┌─ EXCERPTED DATA

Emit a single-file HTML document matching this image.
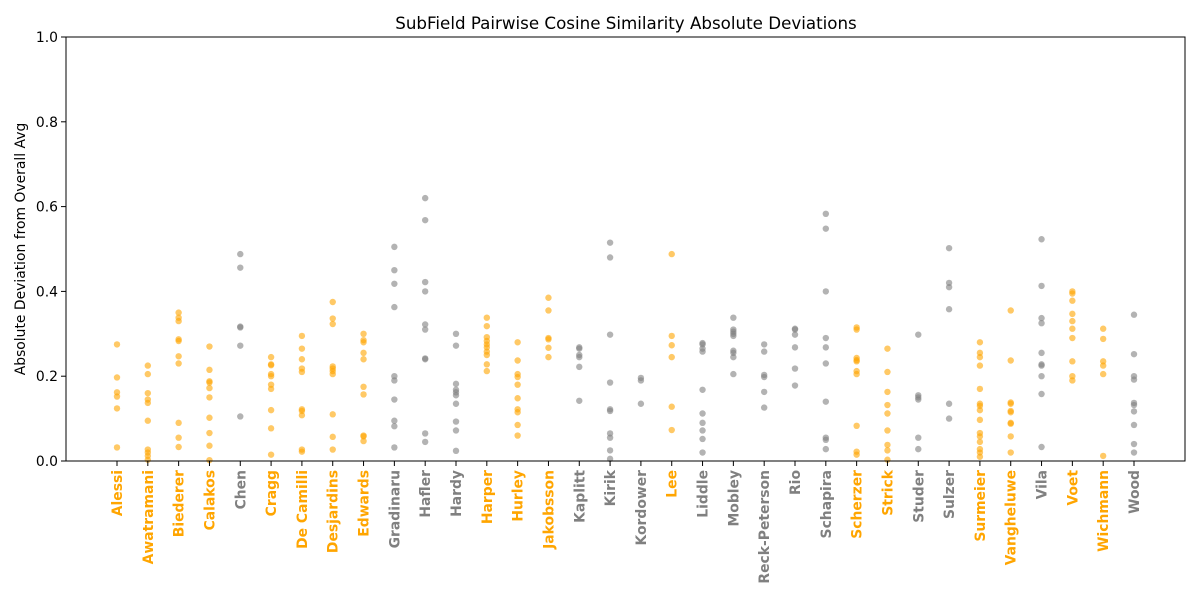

└─
┌─ EXCERPTED DATA

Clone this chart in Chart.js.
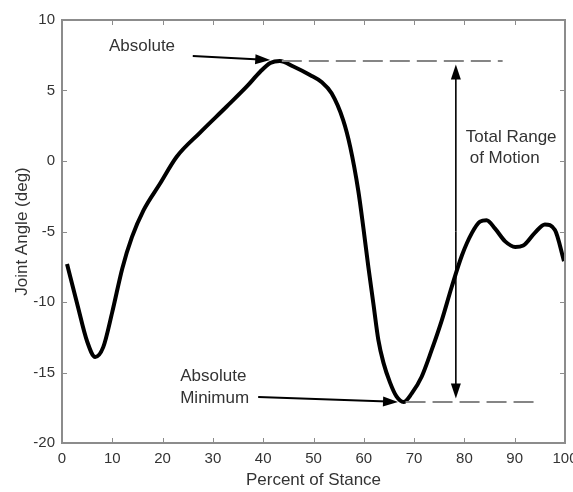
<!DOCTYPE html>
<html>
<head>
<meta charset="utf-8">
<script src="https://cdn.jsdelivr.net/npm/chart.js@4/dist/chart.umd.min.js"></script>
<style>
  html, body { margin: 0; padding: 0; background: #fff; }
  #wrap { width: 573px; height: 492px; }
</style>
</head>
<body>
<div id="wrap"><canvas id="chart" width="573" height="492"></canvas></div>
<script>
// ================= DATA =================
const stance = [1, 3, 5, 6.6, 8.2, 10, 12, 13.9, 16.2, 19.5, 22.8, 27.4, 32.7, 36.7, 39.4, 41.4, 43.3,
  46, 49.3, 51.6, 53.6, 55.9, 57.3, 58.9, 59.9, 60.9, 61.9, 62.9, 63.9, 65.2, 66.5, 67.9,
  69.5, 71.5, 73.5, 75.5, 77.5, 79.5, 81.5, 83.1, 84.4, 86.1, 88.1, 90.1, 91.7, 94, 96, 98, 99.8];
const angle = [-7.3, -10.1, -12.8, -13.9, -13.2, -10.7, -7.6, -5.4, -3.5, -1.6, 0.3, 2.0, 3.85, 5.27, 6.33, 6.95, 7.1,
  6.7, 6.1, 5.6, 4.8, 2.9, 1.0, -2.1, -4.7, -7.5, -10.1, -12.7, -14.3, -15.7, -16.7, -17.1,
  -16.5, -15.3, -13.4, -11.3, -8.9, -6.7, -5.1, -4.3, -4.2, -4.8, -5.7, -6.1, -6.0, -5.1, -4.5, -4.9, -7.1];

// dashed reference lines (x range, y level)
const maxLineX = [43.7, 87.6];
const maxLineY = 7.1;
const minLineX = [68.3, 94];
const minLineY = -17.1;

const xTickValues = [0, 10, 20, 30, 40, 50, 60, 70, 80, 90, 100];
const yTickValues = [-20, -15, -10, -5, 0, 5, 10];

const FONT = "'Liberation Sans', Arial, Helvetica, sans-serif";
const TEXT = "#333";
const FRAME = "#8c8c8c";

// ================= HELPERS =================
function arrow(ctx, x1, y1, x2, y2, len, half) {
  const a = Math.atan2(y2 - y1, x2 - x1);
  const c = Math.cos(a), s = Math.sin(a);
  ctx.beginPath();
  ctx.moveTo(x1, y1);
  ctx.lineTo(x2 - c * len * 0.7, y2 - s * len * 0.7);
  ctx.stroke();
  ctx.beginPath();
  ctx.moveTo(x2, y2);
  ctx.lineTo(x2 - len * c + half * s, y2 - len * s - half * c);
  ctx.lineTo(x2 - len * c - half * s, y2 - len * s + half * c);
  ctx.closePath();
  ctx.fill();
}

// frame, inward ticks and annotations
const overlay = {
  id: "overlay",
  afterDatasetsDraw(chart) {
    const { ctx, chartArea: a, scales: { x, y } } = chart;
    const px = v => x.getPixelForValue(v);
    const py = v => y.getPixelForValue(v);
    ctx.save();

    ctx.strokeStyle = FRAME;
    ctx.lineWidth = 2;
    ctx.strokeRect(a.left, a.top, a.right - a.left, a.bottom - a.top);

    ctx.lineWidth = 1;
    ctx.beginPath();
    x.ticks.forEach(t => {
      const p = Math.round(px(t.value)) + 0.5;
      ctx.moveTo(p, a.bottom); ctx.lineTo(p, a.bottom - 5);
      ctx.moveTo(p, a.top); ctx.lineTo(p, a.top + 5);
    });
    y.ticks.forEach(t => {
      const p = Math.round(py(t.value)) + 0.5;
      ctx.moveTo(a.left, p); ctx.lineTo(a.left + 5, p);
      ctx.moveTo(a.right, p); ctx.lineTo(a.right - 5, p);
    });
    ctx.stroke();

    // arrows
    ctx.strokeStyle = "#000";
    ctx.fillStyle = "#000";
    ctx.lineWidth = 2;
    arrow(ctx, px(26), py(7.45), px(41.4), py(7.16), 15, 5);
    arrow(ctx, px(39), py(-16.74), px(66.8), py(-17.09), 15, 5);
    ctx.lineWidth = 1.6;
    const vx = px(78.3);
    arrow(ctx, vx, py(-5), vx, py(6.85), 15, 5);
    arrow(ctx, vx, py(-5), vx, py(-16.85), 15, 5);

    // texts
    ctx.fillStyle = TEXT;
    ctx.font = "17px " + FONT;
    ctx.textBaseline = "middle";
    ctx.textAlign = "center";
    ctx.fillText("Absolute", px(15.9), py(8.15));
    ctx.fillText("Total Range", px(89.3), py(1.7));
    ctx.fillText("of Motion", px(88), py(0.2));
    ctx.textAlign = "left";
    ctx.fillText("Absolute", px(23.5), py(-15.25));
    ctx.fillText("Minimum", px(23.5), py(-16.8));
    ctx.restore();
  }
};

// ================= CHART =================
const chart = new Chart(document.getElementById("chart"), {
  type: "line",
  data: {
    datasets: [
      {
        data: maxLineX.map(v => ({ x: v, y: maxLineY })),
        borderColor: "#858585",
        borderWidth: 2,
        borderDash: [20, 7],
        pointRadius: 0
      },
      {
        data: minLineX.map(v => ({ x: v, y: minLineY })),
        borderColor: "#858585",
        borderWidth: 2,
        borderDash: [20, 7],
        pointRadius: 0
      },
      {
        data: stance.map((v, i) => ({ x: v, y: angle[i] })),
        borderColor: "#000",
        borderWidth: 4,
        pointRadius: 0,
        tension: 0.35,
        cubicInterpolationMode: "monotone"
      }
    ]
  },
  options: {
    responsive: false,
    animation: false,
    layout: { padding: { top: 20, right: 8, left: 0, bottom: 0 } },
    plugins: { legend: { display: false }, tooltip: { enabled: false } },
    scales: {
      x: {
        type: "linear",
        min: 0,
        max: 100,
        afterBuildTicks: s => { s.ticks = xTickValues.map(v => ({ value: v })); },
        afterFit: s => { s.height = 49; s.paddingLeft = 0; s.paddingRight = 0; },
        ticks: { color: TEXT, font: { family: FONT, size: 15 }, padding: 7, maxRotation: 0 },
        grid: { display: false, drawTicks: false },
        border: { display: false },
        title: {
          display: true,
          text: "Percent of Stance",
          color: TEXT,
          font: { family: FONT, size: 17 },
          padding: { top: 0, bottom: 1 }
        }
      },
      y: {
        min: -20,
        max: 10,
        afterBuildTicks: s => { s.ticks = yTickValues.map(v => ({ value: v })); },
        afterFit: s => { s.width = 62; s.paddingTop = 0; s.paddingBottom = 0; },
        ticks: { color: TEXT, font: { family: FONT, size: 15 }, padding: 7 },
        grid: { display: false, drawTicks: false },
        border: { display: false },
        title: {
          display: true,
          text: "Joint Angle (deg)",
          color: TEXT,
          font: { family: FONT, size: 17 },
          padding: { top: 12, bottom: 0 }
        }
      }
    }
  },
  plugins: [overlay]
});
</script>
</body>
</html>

└─

## WRITTEN TASK
List each line in the listing that contains the string "this".

## FINISHED ANSWER
Emit a single-file HTML document matching this image.
Clone this chart in Chart.js.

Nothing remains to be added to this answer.